Http stack improvements
Motivation and Context
When working with HTTP REST API endpoints it’s very handy to keep all HTTP REST related/low-level code in so called “Service Client” classes that hide/wrap/encapsulate the codes that translates native language method calls to HTTP requests, serializes method parameters into the request payload and returns deserialized response. It’s also convenient to have Manager/Service classes that have business/higher-level logic and delegate communication with the HTTP REST API to the service client classes. Having the logic in Service Client and Service classes have a few benefits:
- Single responsibility – easy to read, maintain and test.
- Relatively easy to swap Service Client classes by native one if required.
Another good practice when working with HTTP REST API, when using IHttpClientFactory is not an option, is to have a few long-lived HttpClient instances, one per host, that are reused throughout the life of the application.
Lastly, it’s always good to maintain low coupling between classes where it’s possible by leveraging factory pattern for removing instantiation of actual implementation classes from code.
So, the changes are required to onboard points mentioned above to address the following problems:
- *TextCompletion, *TextEmbeddings backend classes have many responsibilities – caching, url building/validation, serialization/deserialization, business logic.
- Creation of big number of HttpClient instances instead of reusing of a few ones.
- Kernel and some other code are tightly coupled to *TextCompletion, *TextEmbeddings backend classes.
The problems can manifest themselves in the following scenarios:
- Feature development and bug fixing: read, maintain, reuse and test classes having many responsibilities is usually much harder than the ones having clear separation of concerns.

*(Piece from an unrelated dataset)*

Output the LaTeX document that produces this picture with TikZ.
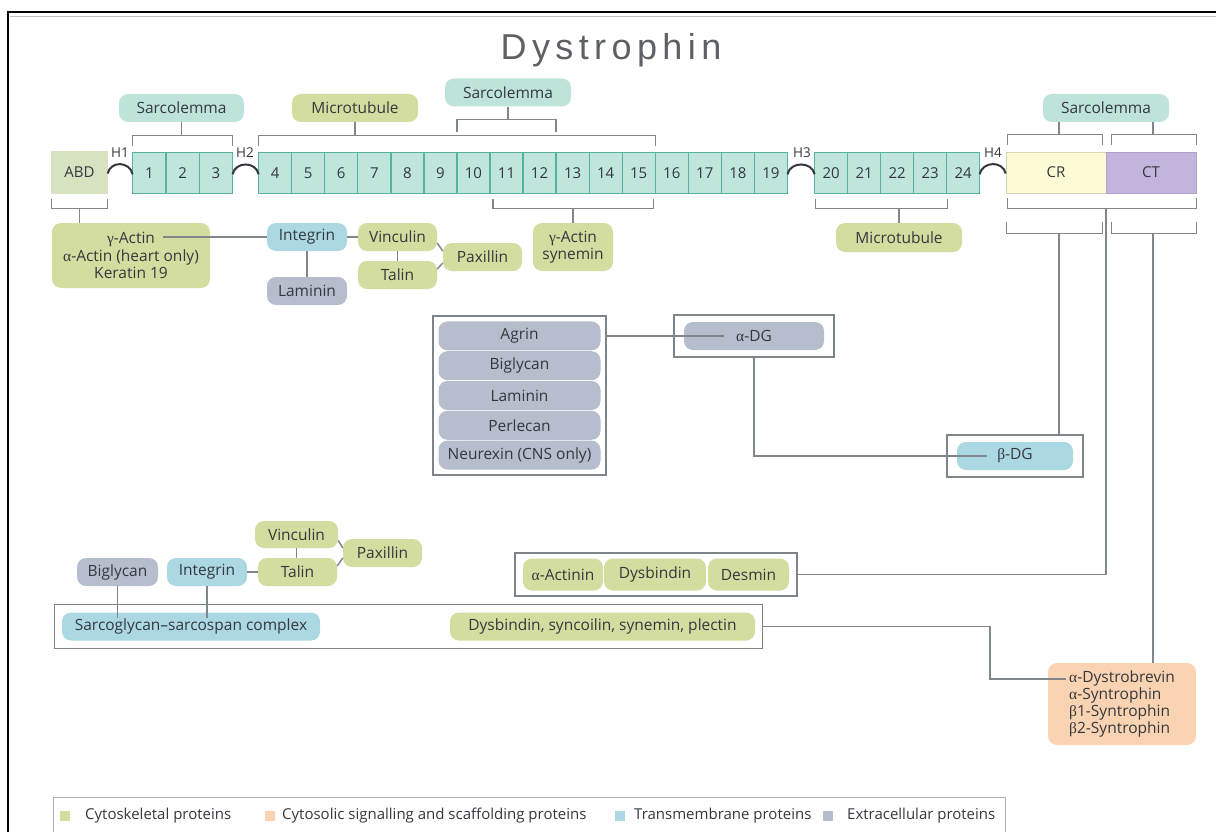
\documentclass[tikz,border=0pt]{standalone}
\usepackage{fontspec}
\setmainfont{Open Sans}
\newfontfamily\titlefont[LetterSpace=15]{Liberation Sans}
\newfontfamily\grk{Liberation Serif}
\usepackage{amsmath}
\usetikzlibrary{matrix,fit}
\definecolor{txt}{RGB}{52,56,62}
\definecolor{lineG}{RGB}{128,134,140}
\definecolor{frameG}{RGB}{125,132,138}
\definecolor{cytoG}{RGB}{211,221,160}
\definecolor{cytoS}{RGB}{250,212,178}
\definecolor{membB}{RGB}{172,216,228}
\definecolor{extraG}{RGB}{182,189,204}
\definecolor{sarcT}{RGB}{190,227,219}
\definecolor{segF}{RGB}{192,229,221}
\definecolor{segB}{RGB}{86,178,158}
\definecolor{abdF}{RGB}{214,226,192}
\definecolor{crF}{RGB}{253,251,214}
\definecolor{ctF}{RGB}{195,180,221}
\tikzstyle{pill} = [rounded corners=9pt, inner sep=0pt, minimum height=28pt, text=txt, font=\fontsize{15.5}{17.5}\selectfont]
\tikzstyle{cyto} = [pill, fill=cytoG]
\tikzstyle{cytosol} = [pill, fill=cytoS]
\tikzstyle{memb} = [pill, fill=membB]
\tikzstyle{extra} = [pill, fill=extraG]
\tikzstyle{sarco} = [pill, fill=sarcT]
\tikzstyle{seg} = [draw=segB, fill=segF, line width=1.3pt, minimum height=41pt, inner sep=0pt, text=txt, font=\fontsize{15}{17}\selectfont]
\tikzstyle{block} = [seg, minimum height=41pt]
\tikzstyle{link} = [draw=lineG, line width=1.5pt]
\tikzstyle{hinge} = [draw=txt, line width=2pt]
\tikzstyle{hlabel} = [text=txt, inner sep=0pt, font=\fontsize{13.5}{15}\selectfont]
\tikzstyle{boxframe} = [draw=frameG, line width=2.2pt, inner sep=0pt]
\tikzstyle{thinframe} = [draw=frameG, line width=1.3pt, inner sep=0pt]
\tikzstyle{legsq} = [minimum size=10pt, inner sep=0pt]
\tikzstyle{legtxt} = [anchor=west, inner sep=0pt, text=txt, font=\fontsize{15}{17}\selectfont]

\begin{document}
\begin{tikzpicture}[x=1pt,y=-1pt,
	segrow/.style={matrix of nodes, nodes={seg, minimum width=#1},
		column sep=-1.3pt, inner sep=0pt, outer sep=0pt, anchor=north west}]
	\useasboundingbox (0,0) rectangle (1216,832);
	% outer frame
	\draw[line width=2.2pt] (8,832) -- (8,12) -- (1216,12);
	\draw[black!25, line width=1pt] (10,16.5) -- (1216,16.5);
	\node[text=txt!80, inner sep=0pt] (title) at (611,50) {\titlefont\fontsize{36}{40}\selectfont Dystrophin};
	
	% binding partners above the rod
	\node[sarco, minimum width=125pt] (sarA) at (181.5,108) {Sarcolemma};
	\node[cyto, minimum width=126pt] (micA) at (355,108) {Microtubule};
	\node[sarco, minimum width=126pt] (sarB) at (508,92.5) {Sarcolemma};
	\node[sarco, minimum width=126pt] (sarC) at (1106,108) {Sarcolemma};
	
	% dystrophin domains
	\node[block, fill=abdF, draw=abdF, minimum width=55pt] (abd) at (79.5,172.5) {ABD};
	\matrix[segrow=33.3pt] (M1) at (132,152) {1 & 2 & 3 \\};
	\matrix[segrow=33.05pt] (M2) at (258,152) {4 & 5 & 6 & 7 & 8 & 9 & 10 & 11 & 12 & 13 & 14 & 15 & 16 & 17 & 18 & 19 \\};
	\matrix[segrow=33pt] (M3) at (814,152) {20 & 21 & 22 & 23 & 24 \\};
	\node[block, fill=crF, draw=crF!85!black, line width=0.6pt, minimum width=100pt] (cr) at (1056,172.5) {CR};
	\node[block, fill=ctF, draw=ctF!90!black, line width=0.6pt, minimum width=90pt] (ct) at (1151,172.5) {CT};
	
	% hinges
	\draw[hinge] ([yshift=-1pt]abd.east) .. controls +(3,-13) and +(-3,-13) .. ([yshift=-1pt]M1-1-1.west);
	\draw[hinge] ([yshift=-1pt]M1-1-3.east) .. controls +(3,-13) and +(-3,-13) .. ([yshift=-1pt]M2-1-1.west);
	\draw[hinge] ([yshift=-1pt]M2-1-16.east) .. controls +(3,-13) and +(-3,-13) .. ([yshift=-1pt]M3-1-1.west);
	\draw[hinge] ([yshift=-1pt]M3-1-5.east) .. controls +(3,-13) and +(-3,-13) .. ([yshift=-1pt]cr.west);
	\node[hlabel] (h1) at (120,153) {H1};
	\node[hlabel] (h2) at (245,153) {H2};
	\node[hlabel] (h3) at (802,153) {H3};
	\node[hlabel] (h4) at (993,153) {H4};
	
	% brackets above
	\draw[link] ([yshift=7pt]M1-1-1.north west) -- ++(0,-10) -| ([yshift=7pt]M1-1-3.north east);
	\draw[link] ([yshift=7pt]M2-1-1.north west) -- ++(0,-10) -| ([yshift=7pt]M2-1-12.north east);
	\draw[link] ([yshift=21pt]M2-1-7.north west) -- ++(0,-12) -| ([yshift=21pt]M2-1-9.north east);
	\draw[link] ([xshift=2pt,yshift=7pt]cr.north west) -- ++(0,-10) -| ([xshift=-4pt,yshift=7pt]cr.north east);
	\draw[link] ([xshift=6pt,yshift=7pt]ct.north west) -- ++(0,-10) -| ([yshift=7pt]ct.north east);
	\coordinate (bCR) at (1059,135);
	\coordinate (bCT) at (1153,135);
	\draw[link] (sarA) -- (sarA |- 0,135);
	\draw[link] (micA) -- (micA |- 0,135);
	\draw[link] (sarB) -- (sarB |- 0,119);
	\draw[link] (sarC.south -| bCR) -- (bCR);
	\draw[link] (sarC.south -| bCT) -- (bCT);
	
	% brackets below
	\draw[link] ([yshift=-5pt]abd.south west) -- ++(0,10) -| ([yshift=-5pt]abd.south east);
	\draw[link] ([xshift=3pt,yshift=-5pt]M2-1-8.south west) -- ++(0,10) -| ([xshift=-2pt,yshift=-5pt]M2-1-12.south east);
	\draw[link] ([xshift=1pt,yshift=-5pt]M3-1-1.south west) -- ++(0,10) -| ([xshift=1pt,yshift=-5pt]M3-1-4.south east);
	\draw[link] ([xshift=2pt,yshift=-5pt]cr.south west) -- ++(0,10) -| ([yshift=-5pt]ct.south east);
	\draw[link] ([xshift=1pt,yshift=-29pt]cr.south west) -- ++(0,11) -| ([xshift=-4pt,yshift=-29pt]cr.south east);
	\draw[link] ([xshift=6pt,yshift=-29pt]ct.south west) -- ++(0,11) -| ([yshift=-29pt]ct.south east);
	\coordinate (bAll) at (1106,208);
	\coordinate (bCR2) at (1059,233);
	\coordinate (bCT2) at (1153,233);
	
	% partners below the rod
	\node[cyto, minimum width=158pt, minimum height=65pt, align=center] (gact) at (131,255.5) {{\grk γ}-Actin\\{\grk α}-Actin (heart only)\\Keratin 19};
	\node[memb, minimum width=80pt] (integA) at (307,237) {Integrin};
	\node[extra, minimum width=80pt] (lamA) at (307,291) {Laminin};
	\node[cyto, minimum width=79pt] (vincA) at (397.5,237) {Vinculin};
	\node[cyto, minimum width=79pt] (talA) at (397.5,275) {Talin};
	\node[cyto, minimum width=79pt] (paxA) at (482.5,257) {Paxillin};
	\node[cyto, minimum width=80pt, minimum height=48pt, align=center] (gsyn) at (573,247) {{\grk γ}-Actin\\synemin};
	\node[cyto, minimum width=126pt, minimum height=29pt] (micB) at (899,237.5) {Microtubule};
	\coordinate (gTxt) at (163,237);
	\draw[link] (abd.south |- 0,208) -- (gact.north -| abd.south);
	\draw[link] (gsyn) -- (gsyn |- 0,208);
	\draw[link] (micB) -- (micB |- 0,208);
	\draw[link] (gTxt) -- (integA);
	\draw[link] (integA) -- (lamA);
	\draw[link] (integA) -- (vincA);
	\draw[link] (vincA) -- (talA);
	\draw[link] ([yshift=-6pt]vincA.east) -- ([yshift=6pt]paxA.west);
	\draw[link] ([yshift=6pt]talA.east) -- ([yshift=-6pt]paxA.west);
	
	% extracellular ligands and dystroglycan
	\matrix[matrix of nodes, nodes={extra, minimum width=162pt, minimum height=29pt},
		row sep=0.8pt, draw=frameG, line width=1.5pt, inner sep=5.5pt] (L) at (519.5,395.5)
	{
		Agrin \\
		Biglycan \\
		Laminin \\
		Perlecan \\
		Neurexin (CNS only) \\
	};
	\node[extra, minimum width=140pt] (adg) at (754,336) {{\grk α}-DG};
	\node[boxframe, fit=(adg), inner xsep=10pt, inner ysep=7pt] (adgF) {};
	\node[memb, minimum width=116pt] (bdg) at (1015,456) {{\grk β}-DG};
	\node[boxframe, fit=(bdg), inner xsep=9.5pt, inner ysep=7pt] (bdgF) {};
	\draw[link] (L.east |- adg) -- ([xshift=-30pt]adg.center);
	\draw[link] (adgF.south) |- ([xshift=-28pt]bdg.center);
	\draw[link] (bCR2) -- (bCR2 |- bdgF.north);
	
	% cytoskeletal partners of CR
	\node[cyto, minimum width=80pt, minimum height=32pt] (actn) at (563,574.5) {{\grk α}-Actinin};
	\node[cyto, minimum width=102pt, minimum height=32pt] (dysb) at (655,574.5) {Dysbindin};
	\node[cyto, minimum width=81pt, minimum height=32pt] (desm) at (748.5,574.5) {Desmin};
	\node[boxframe, fit=(actn)(desm), inner xsep=8pt, inner ysep=5pt] (actF) {};
	\draw[link] (bAll) |- (actF.east);
	
	% sarcoglycan row
	\node[extra, minimum width=81pt] (bigB) at (117.5,572) {Biglycan};
	\node[memb, minimum width=80pt] (intB) at (207,572) {Integrin};
	\node[cyto, minimum width=79pt] (talB) at (297.5,572) {Talin};
	\node[cyto, minimum width=83pt, minimum height=27pt] (vinB) at (296.5,534.5) {Vinculin};
	\node[cyto, minimum width=79pt] (paxB) at (382.5,553) {Paxillin};
	\node[memb, minimum width=258pt] (sgc) at (191,626.5) {Sarcoglycan–sarcospan complex};
	\node[cyto, minimum width=305pt] (dsyn) at (602.5,626.5) {Dysbindin, syncoilin, synemin, plectin};
	\node[thinframe, fit=(sgc)(dsyn), inner xsep=7.5pt, inner ysep=7.5pt] (dysF) {};
	\draw[link] (bigB) -- ++(0,46);
	\draw[link] (intB) -- ++(0,46);
	\draw[link] (intB) -- (talB);
	\draw[link] (vinB.south) -- (vinB.south |- talB.north);
	\draw[link] ([yshift=-6pt]vinB.east) -- ([yshift=5pt]paxB.west);
	\draw[link] ([yshift=6pt]talB.east) -- ([yshift=-5pt]paxB.west);
	
	% CT partners
	\node[cytosol, minimum width=148pt, minimum height=82pt, align=left,
		font=\fontsize{15.5}{16.7}\selectfont] (dbv) at (1122,704)
		{{\grk α}-Dystrobrevin\\{\grk α}-Syntrophin\\{\grk β}1-Syntrophin\\{\grk β}2-Syntrophin};
	\coordinate (dbvIn) at (1066,679);
	\draw[link] (dysF.east) -| (990,679) -- (dbvIn);
	\draw[link] (bCT2) -- (bCT2 |- dbv.north);
	
	% legend
	\draw[black!30, line width=1pt] (53,832) |- (1005,797) -- (1005,832);
	\node[legsq, fill=cytoG] (lq1) at (65,816) {};
	\node[legtxt] (lt1) at (85,816) {Cytoskeletal proteins};
	\node[legsq, fill=cytoS] (lq2) at (270,816) {};
	\node[legtxt] (lt2) at (282,816) {Cytosolic signalling and scaffolding proteins};
	\node[legsq, fill=membB] (lq3) at (620,816) {};
	\node[legtxt] (lt3) at (634,816) {Transmembrane proteins};
	\node[legsq, fill=extraG] (lq4) at (828,816) {};
	\node[legtxt] (lt4) at (847,816) {Extracellular proteins};
\end{tikzpicture}
\end{document}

- Importing thousands of semantic functions: each semantic function requires an instance of a backend service class. Each backend service class creates an instance of HttpClient. So, potential big bang of HttpClient instances is possible in case of importing many semantic functions.
Description
This PR introduces the following changes:
-
The AzureOpenAIServiceClient and OpenAIServiceClient classes are added to encapsulate HTTP specific logic of accessing Azure OpenAI and OpenAI HTTP REST APIs.
-
The backend service classes *TextCompletion, *TextEmbeddings are modified to use the service client classes.
-
The BackendServiceFactory class is added to encapsulate instantiation of actual implementation of the backend service classes based on provided configuration.
-
The Kernel and MemoryConfiguration classes are modified to use the factory.
-
A new HttpClientFactory class is added to encapsulate HttpClient creation and disposal. Its instance lives inside the Kernal class and the Kernal is responsible for disposing all the HttpClient created through the factory. Having Kernal responsible for creation and disposal of the client instances simplifies the other code that don’t have to deal with their disposal since it did not create the clients.
-
The factory also caches one instance of the HttpClient class per HTTP REST API host. That allows to have only a few of them and reuse them for all requests for those hosts.
Contribution Checklist
- [x] The code builds clean without any errors or warnings
- [x] The PR follows SK Contribution Guidelines (https://github.com/microsoft/semantic-kernel/blob/main/CONTRIBUTING.md)
- [x] The code follows the .NET coding conventions (https://learn.microsoft.com/dotnet/csharp/fundamentals/coding-style/coding-conventions) verified with
dotnet format - [x] All unit tests pass, and I have added new tests where possible
- [x] I didn't break anyone :smile:
This change appears to add approximately 1K LOC without introducing new functionality. Is this the right approach?
In addition, a couple of notes:
- The change adds custom pooling for HttpClients which contradicts guidelines and may introduce issues due to captured underlying handlers with stale DNS entries and "dead" connections: https://learn.microsoft.com/en-us/dotnet/fundamentals/networking/http/httpclient-guidelines#recommended-use
- Service factories can be replaced with standard
Microsoft.Extensions.DependencyInjectionpackage in order to not have to maintain extra code
This change appears to add approximately 1K LOC without introducing new functionality. Is this the right approach?
The larges part of the change is code refactoring - changing code internally without changing its external behavior. Refactoring usually is done in order to improve non-functional aspects like - structure, readability, maintainability, etc. So, if the goal is to make the mentioned improvements through the refactoring, then the answer to the question is - yes, it's right approach. In addition, a couple of notes:
The change adds custom pooling for HttpClients which contradicts guidelines and may introduce issues due to captured underlying handlers with stale DNS entries and "dead" connections: https://learn.microsoft.com/en-us/dotnet/fundamentals/networking/http/httpclient-guidelines#recommended-use
Yes, it's an issue we are aware of. This change doesn't introduce it, it exists in original code and will be addressed. The plan is to do it iteratively and not to increase the size this, already big, PR.
Service factories can be replaced with standard Microsoft.Extensions.DependencyInjection package in order to not have to maintain extra code
If I understood the idea right, it presumes using IOC as a service locator that will allow classes, the service locator injected to, to resolve required instance dynamically instead of depending on a factory? If that's the case, then it might be done later if team decides that an additional dependency on service locator is better than maintaining the extra code.